📝 SummarXiv

Abstract

In Monte Carlo radiation transport calculations, Woodcock-delta tracking is a common alternative to the more popular surface tracking technique. In this work we introduce a delta-tracking algorithm that tallies fluxes to a structured rectilinear mesh using the track-length estimator. This development also enables hybrid surface-delta tracking algorithms, because the track-length tally can be used everywhere for scalar flux estimation regardless of which tracking algorithm is employed. We use this tallying technique to develop a novel hybrid-in-energy method.
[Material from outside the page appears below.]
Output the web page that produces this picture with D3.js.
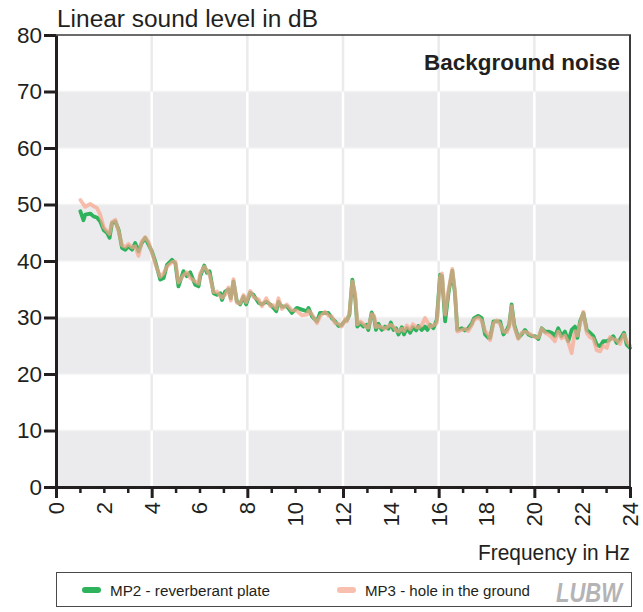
<!DOCTYPE html>
<html>
<head>
<meta charset="utf-8">
<script src="https://cdn.jsdelivr.net/npm/d3@7"></script>
<style>
  html, body { margin: 0; padding: 0; background: #fff; }
  svg { display: block; font-family: "Liberation Sans", Arial, sans-serif; }
</style>
</head>
<body>
<svg id="chart" width="643" height="612"></svg>
<script>
// ---------------- data ----------------
const freq = [1.02,1.15,1.22,1.43,1.57,1.71,1.85,1.99,2.13,2.24,2.34,2.48,2.62,2.76,2.90,3.03,3.18,3.31,3.45,3.59,3.73,3.87,4.01,4.15,4.36,4.50,4.64,4.85,4.99,5.12,5.33,5.47,5.61,5.82,5.96,6.03,6.20,6.31,6.42,6.59,6.73,6.87,6.94,7.07,7.21,7.31,7.42,7.56,7.70,7.84,7.95,8.12,8.26,8.47,8.61,8.79,8.96,9.09,9.21,9.30,9.44,9.65,9.86,10.07,10.28,10.49,10.56,10.70,10.91,11.04,11.25,11.39,11.53,11.67,11.81,11.95,12.09,12.16,12.27,12.39,12.51,12.60,12.72,12.85,12.97,13.06,13.20,13.30,13.38,13.48,13.62,13.76,13.90,14.00,14.11,14.22,14.32,14.46,14.55,14.67,14.81,14.92,15.06,15.15,15.29,15.43,15.53,15.64,15.78,15.92,16.06,16.14,16.27,16.41,16.57,16.68,16.78,16.97,17.10,17.24,17.38,17.48,17.66,17.80,17.94,18.08,18.15,18.29,18.43,18.57,18.71,18.85,18.95,19.05,19.16,19.33,19.47,19.61,19.75,19.89,20.03,20.17,20.31,20.45,20.59,20.73,20.86,21.00,21.14,21.28,21.42,21.56,21.70,21.80,21.91,22.05,22.19,22.33,22.47,22.61,22.75,22.88,23.03,23.16,23.30,23.44,23.58,23.75,23.86,24.00];

const mp2 = [48.8,47.2,48.2,48.4,47.9,47.7,47.0,45.5,45.0,44.1,46.7,47.0,45.5,42.3,42.0,42.6,42.0,43.2,41.7,43.2,44.1,42.9,41.7,39.9,36.7,37.0,39.3,40.2,39.6,35.5,38.2,37.3,38.0,35.8,35.5,37.3,39.2,37.9,38.2,34.3,34.0,34.3,33.1,34.6,35.0,33.4,36.4,32.9,32.3,33.7,32.3,34.4,34.0,32.6,32.3,32.8,32.3,31.7,31.1,32.8,31.9,32.0,30.8,31.7,31.4,31.1,31.7,30.2,29.3,30.8,30.8,30.8,29.9,29.3,28.5,28.7,29.5,29.5,30.5,36.7,33.5,28.4,29.0,28.4,28.7,27.8,30.9,29.9,27.8,28.9,27.8,28.4,28.0,29.1,27.8,28.1,27.0,28.3,27.0,28.1,27.3,28.3,27.7,28.5,27.8,28.4,27.8,28.7,28.1,29.6,37.6,37.3,29.3,34.3,38.3,34.3,27.8,28.1,27.7,28.1,28.9,29.9,30.3,29.9,27.0,26.4,26.4,29.3,29.3,29.3,27.0,27.8,28.7,32.3,28.7,26.4,27.0,27.8,27.0,26.7,26.7,26.2,28.1,27.5,27.5,27.3,26.7,28.1,26.7,27.5,25.8,27.8,28.4,26.4,29.3,30.8,27.8,27.3,26.7,25.2,24.9,25.8,25.8,26.1,26.7,25.5,26.1,27.3,25.2,24.6];

const mp3 = [50.8,50.0,49.6,50.1,49.7,49.4,48.2,46.0,45.3,44.8,46.9,47.3,45.2,42.8,42.5,43.0,42.4,42.6,40.9,43.5,44.2,43.4,41.5,39.5,37.2,37.8,39.0,39.8,39.9,36.2,37.5,38.0,37.0,36.4,36.0,37.8,39.0,38.4,37.5,34.5,34.6,33.8,33.5,34.0,35.3,33.0,36.8,32.6,32.5,34.0,32.7,34.7,33.6,33.2,32.0,33.4,32.0,32.2,31.6,33.4,31.5,32.3,31.3,31.2,30.4,30.5,31.2,30.6,29.0,30.2,31.0,30.3,30.2,29.0,28.9,28.4,29.8,29.3,30.8,36.4,34.2,28.8,29.3,28.9,28.3,28.2,30.6,30.3,28.3,28.5,28.3,28.0,28.5,28.7,28.4,27.7,27.5,28.0,27.6,28.6,27.9,28.8,28.3,28.2,28.6,29.9,29.2,28.3,28.6,29.0,37.2,37.8,30.5,34.8,38.6,34.8,27.5,27.8,28.0,27.6,28.6,29.6,30.0,29.4,27.6,26.9,26.0,29.0,29.5,28.8,27.5,27.4,28.4,32.0,28.4,26.2,27.3,27.5,27.2,26.9,26.5,26.5,28.0,27.3,27.0,26.5,25.8,27.5,26.3,26.8,25.6,23.7,27.6,26.8,28.9,31.0,27.3,26.5,26.2,24.2,24.0,25.0,24.6,26.5,26.2,26.0,25.3,27.0,25.8,25.0];

const yTicks = [0,10,20,30,40,50,60,70,80];
const xTicks = [0,1,2,3,4,5,6,7,8,9,10,11,12,13,14,15,16,17,18,19,20,21,22,23,24];
const xLabelTicks = [0,2,4,6,8,10,12,14,16,18,20,22,24];
const xGridTicks = [4,8,12,16,20];
const bandStarts = [0,20,40,60];
const seriesNames = ["MP2 - reverberant plate", "MP3 - hole in the ground"];
const titleText = "Linear sound level in dB";
const xTitleText = "Frequency in Hz";
const panelText = "Background noise";

// ---------------- layout ----------------
const svg = d3.select("#chart");
const L = 56, R = 630, T = 35, B = 487;
const x = d3.scaleLinear().domain([0, 24]).range([L, R]);
const y = d3.scaleLinear().domain([0, 80]).range([B, T]);
const dark = "#231f20";
const green = "#2eb35c";
const salmon = "#f6a58c";

// bands
svg.append("g").selectAll("rect").data(bandStarts).join("rect")
  .attr("x", L).attr("width", R - L)
  .attr("y", d => y(d + 10)).attr("height", d => y(d) - y(d + 10))
  .attr("fill", "#ebebed");

// vertical grid, white on grey bands, light grey on white bands
const segs = [];
xGridTicks.forEach(t => { for (let v = 0; v < 80; v += 10) segs.push({t, v}); });
svg.append("g").selectAll("line").data(segs).join("line")
  .attr("x1", d => x(d.t)).attr("x2", d => x(d.t))
  .attr("y1", d => y(d.v)).attr("y2", d => y(d.v + 10))
  .attr("stroke", d => bandStarts.includes(d.v) ? "#ffffff" : "#ebebed")
  .attr("stroke-width", 2.5);

// faint horizontal lines at band edges
svg.append("g").selectAll("line").data(yTicks.slice(1, -1)).join("line")
  .attr("x1", L).attr("x2", R).attr("y1", d => y(d)).attr("y2", d => y(d))
  .attr("stroke", "#f3f3f4").attr("stroke-width", 1.5);

// series lines
const line = d3.line().x((d, i) => x(freq[i])).y(d => y(d));
svg.append("path").datum(mp2).attr("d", line)
  .attr("fill", "none").attr("stroke", green).attr("stroke-width", 3.8)
  .attr("stroke-linejoin", "round").attr("stroke-linecap", "round");
svg.append("path").datum(mp3).attr("d", line)
  .attr("fill", "none").attr("stroke", salmon).attr("stroke-width", 3.8)
  .attr("stroke-opacity", 0.72)
  .attr("stroke-linejoin", "round").attr("stroke-linecap", "round");

// frame top & right
svg.append("line").attr("x1", L).attr("x2", R + 1).attr("y1", T).attr("y2", T)
  .attr("stroke", "#3a3a3a").attr("stroke-width", 1.5);
svg.append("line").attr("x1", R).attr("x2", R).attr("y1", T).attr("y2", B)
  .attr("stroke", "#3a3a3a").attr("stroke-width", 2);

// y axis
const yAxis = svg.append("g").attr("transform", `translate(${L},0)`)
  .call(d3.axisLeft(y).tickValues(yTicks).tickSize(12).tickPadding(2).tickSizeOuter(0));
yAxis.select(".domain").attr("stroke", dark).attr("stroke-width", 3);
yAxis.selectAll(".tick line").attr("stroke", dark).attr("stroke-width", 3);
yAxis.selectAll(".tick text").attr("fill", dark).attr("font-size", 22.5)
  .attr("font-family", "Liberation Sans, Arial, sans-serif");

// x axis
const xAxis = svg.append("g").attr("transform", `translate(0,${B})`)
  .call(d3.axisBottom(x).tickValues(xTicks).tickSize(6).tickFormat("").tickSizeOuter(0));
xAxis.select(".domain").attr("stroke", dark).attr("stroke-width", 3);
xAxis.selectAll(".tick line")
  .attr("stroke", dark)
  .attr("y2", d => d % 4 === 0 ? 11 : 6)
  .attr("stroke-width", d => d % 4 === 0 ? 3 : 2.5);
svg.append("g").selectAll("text").data(xLabelTicks).join("text")
  .attr("transform", d => `translate(${x(d)},${B + 15}) rotate(-90)`)
  .attr("text-anchor", "end").attr("dy", "0.36em")
  .attr("font-size", 22).attr("fill", dark)
  .text(d => d);

// titles
svg.append("text").attr("x", 57).attr("y", 27).attr("font-size", 23.5)
  .attr("fill", dark).attr("textLength", 261).attr("lengthAdjust", "spacingAndGlyphs")
  .text(titleText);
svg.append("text").attr("x", 620).attr("y", 70).attr("font-size", 22.5).attr("font-weight", "bold")
  .attr("text-anchor", "end").attr("fill", dark)
  .attr("textLength", 196).attr("lengthAdjust", "spacingAndGlyphs")
  .text(panelText);
svg.append("text").attr("x", 630).attr("y", 560).attr("font-size", 21.5)
  .attr("text-anchor", "end").attr("fill", dark)
  .attr("textLength", 152).attr("lengthAdjust", "spacingAndGlyphs")
  .text(xTitleText);

// legend
const lg = svg.append("g");
lg.append("rect").attr("x", 56.5).attr("y", 572.5).attr("width", 575).attr("height", 34)
  .attr("fill", "#fff").attr("stroke", "#4a4a4a").attr("stroke-width", 1);
const items = [{name: seriesNames[0], color: green, x0: 82, tl: 160},
               {name: seriesNames[1], color: "#f9bfae", x0: 337, tl: 165}];
items.forEach(it => {
  lg.append("line").attr("x1", it.x0 + 3).attr("x2", it.x0 + 16).attr("y1", 590).attr("y2", 590)
    .attr("stroke", it.color).attr("stroke-width", 6).attr("stroke-linecap", "round");
  lg.append("text").attr("x", it.x0 + 28).attr("y", 595.5).attr("font-size", 15.5)
    .attr("fill", dark).attr("textLength", it.tl).attr("lengthAdjust", "spacingAndGlyphs")
    .text(it.name);
});
lg.append("text").attr("x", 556).attr("y", 602).attr("font-size", 27)
  .attr("font-weight", "bold").attr("font-style", "italic").attr("fill", "#b4b4b6")
  .attr("textLength", 66).attr("lengthAdjust", "spacingAndGlyphs")
  .text("LUBW");
</script>
</body>
</html>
We also implement a hybrid-in-material method, like what is implemented in Serpent2. We demonstrate that these delta tracking algorithms can be used in conjunction with continuously moving surfaces. We compare these methods showing figures of merit on four time-dependent problems (multi-group and continuous energy) solved with CPU- and GPU-based computers. Our implementation of delta tracking with a track length tally modestly improves figures of merit compared to standard delta tracking with a collision estimator and surface tracking with a track length estimator (1.5X 2.5X) for a problem with significant void regions. For both multi-group and continuous energy pressurized water reactor benchmarks, standard delta tracking with a collision estimator performs best. Hybrid-in-energy methods show significant improvements (7X-11X) for a continuous energy reactor benchmark problem.